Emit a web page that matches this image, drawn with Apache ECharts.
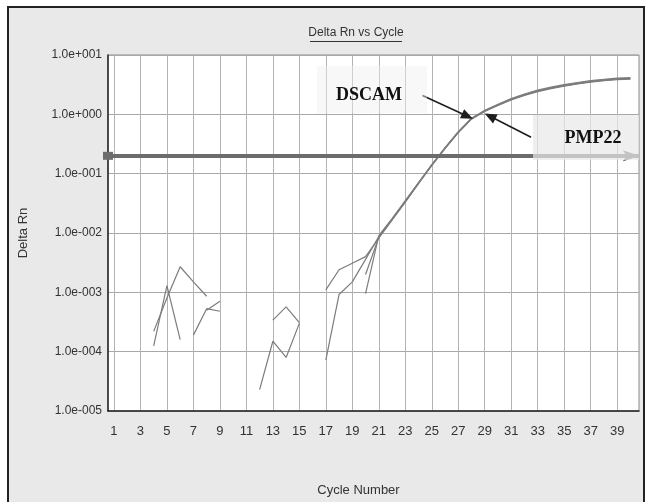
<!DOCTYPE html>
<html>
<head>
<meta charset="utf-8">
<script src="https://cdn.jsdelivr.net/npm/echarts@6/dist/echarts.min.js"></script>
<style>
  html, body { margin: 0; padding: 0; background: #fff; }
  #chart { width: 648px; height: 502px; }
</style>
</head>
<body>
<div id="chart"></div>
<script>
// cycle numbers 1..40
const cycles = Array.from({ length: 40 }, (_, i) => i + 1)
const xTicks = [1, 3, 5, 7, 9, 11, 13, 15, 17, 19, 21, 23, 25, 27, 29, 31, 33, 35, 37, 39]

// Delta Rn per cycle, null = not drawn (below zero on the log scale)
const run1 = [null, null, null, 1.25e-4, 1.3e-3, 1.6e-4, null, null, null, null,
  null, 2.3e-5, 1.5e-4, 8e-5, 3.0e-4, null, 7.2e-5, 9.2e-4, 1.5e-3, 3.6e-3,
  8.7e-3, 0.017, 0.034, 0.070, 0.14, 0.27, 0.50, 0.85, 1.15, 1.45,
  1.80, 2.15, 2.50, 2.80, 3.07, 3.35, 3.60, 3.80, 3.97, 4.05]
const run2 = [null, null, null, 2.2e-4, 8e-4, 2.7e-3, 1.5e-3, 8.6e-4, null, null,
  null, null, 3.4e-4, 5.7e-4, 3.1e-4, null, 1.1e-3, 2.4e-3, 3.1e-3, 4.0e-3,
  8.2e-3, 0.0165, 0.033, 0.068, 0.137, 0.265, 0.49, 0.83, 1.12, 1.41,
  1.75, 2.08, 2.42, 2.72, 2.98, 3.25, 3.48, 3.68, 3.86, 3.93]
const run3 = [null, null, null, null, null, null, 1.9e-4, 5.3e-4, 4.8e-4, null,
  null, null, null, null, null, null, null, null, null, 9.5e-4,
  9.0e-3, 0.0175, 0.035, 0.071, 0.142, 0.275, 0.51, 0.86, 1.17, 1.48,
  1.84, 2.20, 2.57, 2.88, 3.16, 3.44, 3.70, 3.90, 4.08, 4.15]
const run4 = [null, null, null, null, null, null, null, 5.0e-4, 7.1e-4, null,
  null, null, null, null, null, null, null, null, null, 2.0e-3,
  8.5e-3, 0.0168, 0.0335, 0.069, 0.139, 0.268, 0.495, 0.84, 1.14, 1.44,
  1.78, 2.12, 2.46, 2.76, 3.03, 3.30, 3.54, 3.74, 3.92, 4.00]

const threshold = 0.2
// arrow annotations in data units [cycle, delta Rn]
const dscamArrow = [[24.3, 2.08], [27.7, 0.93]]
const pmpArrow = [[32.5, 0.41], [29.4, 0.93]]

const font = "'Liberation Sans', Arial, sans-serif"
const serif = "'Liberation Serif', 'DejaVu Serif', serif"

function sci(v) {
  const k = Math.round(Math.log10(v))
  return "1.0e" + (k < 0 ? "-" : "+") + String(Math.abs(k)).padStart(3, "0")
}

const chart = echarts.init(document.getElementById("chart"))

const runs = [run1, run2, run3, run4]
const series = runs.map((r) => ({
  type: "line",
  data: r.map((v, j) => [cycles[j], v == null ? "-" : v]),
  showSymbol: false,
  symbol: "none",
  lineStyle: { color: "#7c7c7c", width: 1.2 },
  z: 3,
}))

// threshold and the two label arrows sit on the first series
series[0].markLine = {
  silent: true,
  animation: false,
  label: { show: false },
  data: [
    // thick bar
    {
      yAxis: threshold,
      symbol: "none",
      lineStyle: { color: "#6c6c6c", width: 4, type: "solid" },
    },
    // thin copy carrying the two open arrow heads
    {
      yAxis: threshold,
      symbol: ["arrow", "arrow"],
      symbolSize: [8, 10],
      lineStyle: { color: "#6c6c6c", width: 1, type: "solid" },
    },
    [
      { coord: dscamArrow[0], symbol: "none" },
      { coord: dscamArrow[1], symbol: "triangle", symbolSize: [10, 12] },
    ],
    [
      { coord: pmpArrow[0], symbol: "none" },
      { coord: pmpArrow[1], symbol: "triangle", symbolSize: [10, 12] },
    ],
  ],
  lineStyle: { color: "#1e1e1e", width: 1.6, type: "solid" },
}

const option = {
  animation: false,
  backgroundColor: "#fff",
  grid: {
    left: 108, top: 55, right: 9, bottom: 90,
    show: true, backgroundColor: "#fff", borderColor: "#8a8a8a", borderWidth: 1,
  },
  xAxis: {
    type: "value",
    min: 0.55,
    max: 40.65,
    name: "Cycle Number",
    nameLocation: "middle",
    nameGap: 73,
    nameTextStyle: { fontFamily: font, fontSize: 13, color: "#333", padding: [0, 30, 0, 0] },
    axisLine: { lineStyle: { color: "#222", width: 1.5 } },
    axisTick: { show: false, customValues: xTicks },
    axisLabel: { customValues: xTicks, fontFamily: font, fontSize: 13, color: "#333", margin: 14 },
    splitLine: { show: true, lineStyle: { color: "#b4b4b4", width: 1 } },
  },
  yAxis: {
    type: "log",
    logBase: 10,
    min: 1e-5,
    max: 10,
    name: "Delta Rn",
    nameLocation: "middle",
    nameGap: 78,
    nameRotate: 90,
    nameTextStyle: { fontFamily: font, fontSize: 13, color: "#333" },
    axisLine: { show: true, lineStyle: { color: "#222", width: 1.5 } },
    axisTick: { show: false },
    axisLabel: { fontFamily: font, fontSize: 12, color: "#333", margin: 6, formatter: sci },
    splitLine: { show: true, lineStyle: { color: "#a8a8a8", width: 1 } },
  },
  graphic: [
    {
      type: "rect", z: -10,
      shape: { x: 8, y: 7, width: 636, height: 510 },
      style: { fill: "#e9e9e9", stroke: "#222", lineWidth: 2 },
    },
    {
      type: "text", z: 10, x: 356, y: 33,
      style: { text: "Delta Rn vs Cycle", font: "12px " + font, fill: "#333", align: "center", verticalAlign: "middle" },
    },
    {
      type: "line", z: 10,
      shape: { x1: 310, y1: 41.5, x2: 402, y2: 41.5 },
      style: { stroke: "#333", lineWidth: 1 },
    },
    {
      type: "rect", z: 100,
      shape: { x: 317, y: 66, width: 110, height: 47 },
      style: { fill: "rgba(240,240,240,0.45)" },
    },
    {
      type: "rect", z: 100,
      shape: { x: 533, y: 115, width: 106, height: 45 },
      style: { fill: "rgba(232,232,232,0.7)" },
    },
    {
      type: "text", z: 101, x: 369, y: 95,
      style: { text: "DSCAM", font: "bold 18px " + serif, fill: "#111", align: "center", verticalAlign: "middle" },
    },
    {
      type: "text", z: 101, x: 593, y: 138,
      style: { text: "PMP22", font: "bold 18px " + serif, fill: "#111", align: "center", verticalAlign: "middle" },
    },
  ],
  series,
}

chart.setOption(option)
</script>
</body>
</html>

+ + + + + + +

EXERCISE DETAILS:
Give the data again exactly as written, with all pictures left out.

SOLVED EXERCISE:
Emit a web page that matches this image, drawn with Apache ECharts.
<!DOCTYPE html>
<html>
<head>
<meta charset="utf-8">
<script src="https://cdn.jsdelivr.net/npm/echarts@6/dist/echarts.min.js"></script>
<style>
  html, body { margin: 0; padding: 0; background: #fff; }
  #chart { width: 648px; height: 502px; }
</style>
</head>
<body>
<div id="chart"></div>
<script>
// cycle numbers 1..40
const cycles = Array.from({ length: 40 }, (_, i) => i + 1)
const xTicks = [1, 3, 5, 7, 9, 11, 13, 15, 17, 19, 21, 23, 25, 27, 29, 31, 33, 35, 37, 39]

// Delta Rn per cycle, null = not drawn (below zero on the log scale)
const run1 = [null, null, null, 1.25e-4, 1.3e-3, 1.6e-4, null, null, null, null,
  null, 2.3e-5, 1.5e-4, 8e-5, 3.0e-4, null, 7.2e-5, 9.2e-4, 1.5e-3, 3.6e-3,
  8.7e-3, 0.017, 0.034, 0.070, 0.14, 0.27, 0.50, 0.85, 1.15, 1.45,
  1.80, 2.15, 2.50, 2.80, 3.07, 3.35, 3.60, 3.80, 3.97, 4.05]
const run2 = [null, null, null, 2.2e-4, 8e-4, 2.7e-3, 1.5e-3, 8.6e-4, null, null,
  null, null, 3.4e-4, 5.7e-4, 3.1e-4, null, 1.1e-3, 2.4e-3, 3.1e-3, 4.0e-3,
  8.2e-3, 0.0165, 0.033, 0.068, 0.137, 0.265, 0.49, 0.83, 1.12, 1.41,
  1.75, 2.08, 2.42, 2.72, 2.98, 3.25, 3.48, 3.68, 3.86, 3.93]
const run3 = [null, null, null, null, null, null, 1.9e-4, 5.3e-4, 4.8e-4, null,
  null, null, null, null, null, null, null, null, null, 9.5e-4,
  9.0e-3, 0.0175, 0.035, 0.071, 0.142, 0.275, 0.51, 0.86, 1.17, 1.48,
  1.84, 2.20, 2.57, 2.88, 3.16, 3.44, 3.70, 3.90, 4.08, 4.15]
const run4 = [null, null, null, null, null, null, null, 5.0e-4, 7.1e-4, null,
  null, null, null, null, null, null, null, null, null, 2.0e-3,
  8.5e-3, 0.0168, 0.0335, 0.069, 0.139, 0.268, 0.495, 0.84, 1.14, 1.44,
  1.78, 2.12, 2.46, 2.76, 3.03, 3.30, 3.54, 3.74, 3.92, 4.00]

const threshold = 0.2
// arrow annotations in data units [cycle, delta Rn]
const dscamArrow = [[24.3, 2.08], [27.7, 0.93]]
const pmpArrow = [[32.5, 0.41], [29.4, 0.93]]

const font = "'Liberation Sans', Arial, sans-serif"
const serif = "'Liberation Serif', 'DejaVu Serif', serif"

function sci(v) {
  const k = Math.round(Math.log10(v))
  return "1.0e" + (k < 0 ? "-" : "+") + String(Math.abs(k)).padStart(3, "0")
}

const chart = echarts.init(document.getElementById("chart"))

const runs = [run1, run2, run3, run4]
const series = runs.map((r) => ({
  type: "line",
  data: r.map((v, j) => [cycles[j], v == null ? "-" : v]),
  showSymbol: false,
  symbol: "none",
  lineStyle: { color: "#7c7c7c", width: 1.2 },
  z: 3,
}))

// threshold and the two label arrows sit on the first series
series[0].markLine = {
  silent: true,
  animation: false,
  label: { show: false },
  data: [
    // thick bar
    {
      yAxis: threshold,
      symbol: "none",
      lineStyle: { color: "#6c6c6c", width: 4, type: "solid" },
    },
    // thin copy carrying the two open arrow heads
    {
      yAxis: threshold,
      symbol: ["arrow", "arrow"],
      symbolSize: [8, 10],
      lineStyle: { color: "#6c6c6c", width: 1, type: "solid" },
    },
    [
      { coord: dscamArrow[0], symbol: "none" },
      { coord: dscamArrow[1], symbol: "triangle", symbolSize: [10, 12] },
    ],
    [
      { coord: pmpArrow[0], symbol: "none" },
      { coord: pmpArrow[1], symbol: "triangle", symbolSize: [10, 12] },
    ],
  ],
  lineStyle: { color: "#1e1e1e", width: 1.6, type: "solid" },
}

const option = {
  animation: false,
  backgroundColor: "#fff",
  grid: {
    left: 108, top: 55, right: 9, bottom: 90,
    show: true, backgroundColor: "#fff", borderColor: "#8a8a8a", borderWidth: 1,
  },
  xAxis: {
    type: "value",
    min: 0.55,
    max: 40.65,
    name: "Cycle Number",
    nameLocation: "middle",
    nameGap: 73,
    nameTextStyle: { fontFamily: font, fontSize: 13, color: "#333", padding: [0, 30, 0, 0] },
    axisLine: { lineStyle: { color: "#222", width: 1.5 } },
    axisTick: { show: false, customValues: xTicks },
    axisLabel: { customValues: xTicks, fontFamily: font, fontSize: 13, color: "#333", margin: 14 },
    splitLine: { show: true, lineStyle: { color: "#b4b4b4", width: 1 } },
  },
  yAxis: {
    type: "log",
    logBase: 10,
    min: 1e-5,
    max: 10,
    name: "Delta Rn",
    nameLocation: "middle",
    nameGap: 78,
    nameRotate: 90,
    nameTextStyle: { fontFamily: font, fontSize: 13, color: "#333" },
    axisLine: { show: true, lineStyle: { color: "#222", width: 1.5 } },
    axisTick: { show: false },
    axisLabel: { fontFamily: font, fontSize: 12, color: "#333", margin: 6, formatter: sci },
    splitLine: { show: true, lineStyle: { color: "#a8a8a8", width: 1 } },
  },
  graphic: [
    {
      type: "rect", z: -10,
      shape: { x: 8, y: 7, width: 636, height: 510 },
      style: { fill: "#e9e9e9", stroke: "#222", lineWidth: 2 },
    },
    {
      type: "text", z: 10, x: 356, y: 33,
      style: { text: "Delta Rn vs Cycle", font: "12px " + font, fill: "#333", align: "center", verticalAlign: "middle" },
    },
    {
      type: "line", z: 10,
      shape: { x1: 310, y1: 41.5, x2: 402, y2: 41.5 },
      style: { stroke: "#333", lineWidth: 1 },
    },
    {
      type: "rect", z: 100,
      shape: { x: 317, y: 66, width: 110, height: 47 },
      style: { fill: "rgba(240,240,240,0.45)" },
    },
    {
      type: "rect", z: 100,
      shape: { x: 533, y: 115, width: 106, height: 45 },
      style: { fill: "rgba(232,232,232,0.7)" },
    },
    {
      type: "text", z: 101, x: 369, y: 95,
      style: { text: "DSCAM", font: "bold 18px " + serif, fill: "#111", align: "center", verticalAlign: "middle" },
    },
    {
      type: "text", z: 101, x: 593, y: 138,
      style: { text: "PMP22", font: "bold 18px " + serif, fill: "#111", align: "center", verticalAlign: "middle" },
    },
  ],
  series,
}

chart.setOption(option)
</script>
</body>
</html>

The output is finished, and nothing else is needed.